Mr. Borge was always careful to balance his spontaneous droll asides and witty sight gags with a superb performance at the piano.
"There has to be enough musical content to please the sophisticated," he said, "and enough broad humor to satisfy those who have come just to laugh."
Born Borge Rosenbaum in Copenhagen, Mr. Borge was educated at the Borgerdydskolen, a public school in his native city.
His father wanted him to follow in his footsteps, but young Mr. Borge preferred piano to violin. At 9, he entered the Copenhagen Conservatory on a scholarship. He later studied at the University of Berlin, and with private teachers in Copenhagen and Vienna.
Mr. Borge made his concert debut at the age of 13 and began composing at 17. At 23 he made his professional comedy debut.
He appeared in six films and wrote a Swedish newspaper column.
On Christmas Eve of 1933 he married Elsie Chilton, an American who helped him escape the Nazis and immigrate to the U.S.

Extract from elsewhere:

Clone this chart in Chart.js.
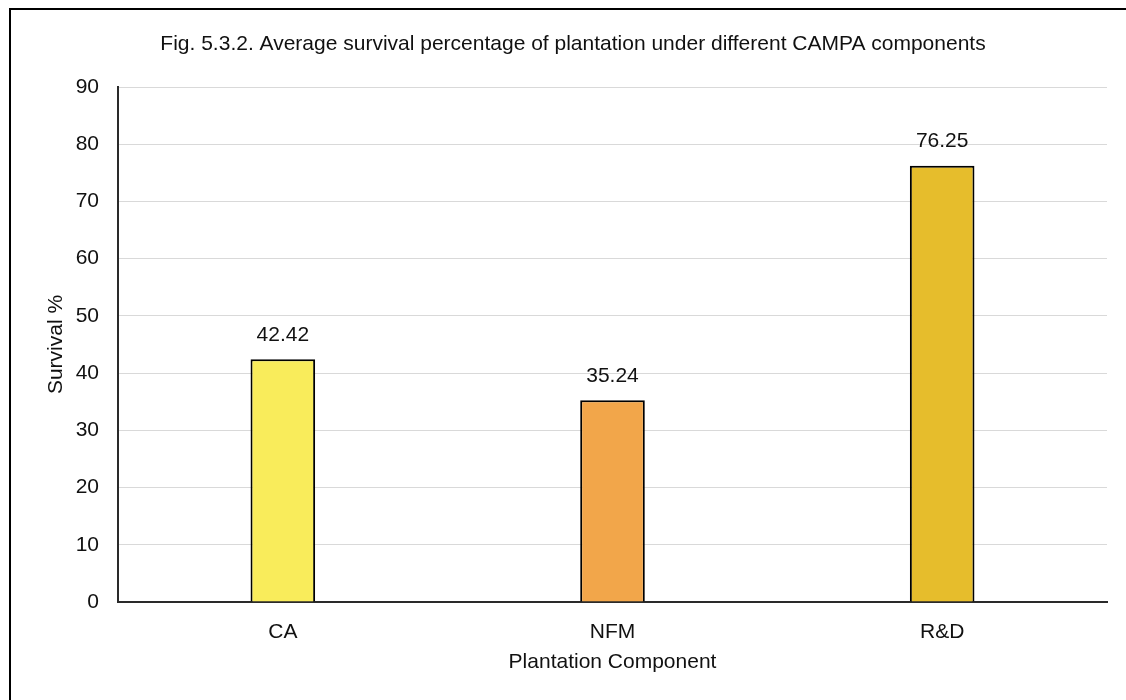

The entertainer quickly earned a place on the Nazi public-enemy list by making fun of the party. Typical was his comment on the irony of a pact between Denmark and Germany: "Now the good German citizens can sleep peacefully in their beds, secure from the threat of Danish aggression."
Shortening his name to Victor Borge, the immigrant translated some of his routines into English and won a spot in a Florida nightclub show. He met entertainer Rudy Vallee, who gave him an audition and loaned him a studio audience that included Bing Crosby's radio sponsors.
Mr. Borge's guest appearance on Crosby's "Kraft Music Hall" in December 1941 led to a niche as a regular on the crooner's show for 56 weeks.
His American career in top nightclubs and concert halls was launched. When he made his debut at Carnegie Hall in 1945, the show-business journal Variety headlined its review, "Best Acts of All Play Carnegie Hall Cued by Borge's Show."
He was soon engaged as a summer replacement for the popular radio show "Fibber McGee and Molly," and in September 1946 he began broadcasting "The Victor Borge Show" on NBC. A subsequent one-man Broadway show in 1953 ran for 2 1/2 years, setting an 849-performance record for such solo acts.
Late in his career, Mr. Borge began conducting. His second book, "My Favorite Comedies in Music," co-written with critic Robert Sherman in 1980, was prompted by his study of various musical instruments in preparation for conducting.
Mr. Borge is survived by his five children, nine grandchildren and one great-grandchild. His second wife, Sanna, died in September at the age of 83.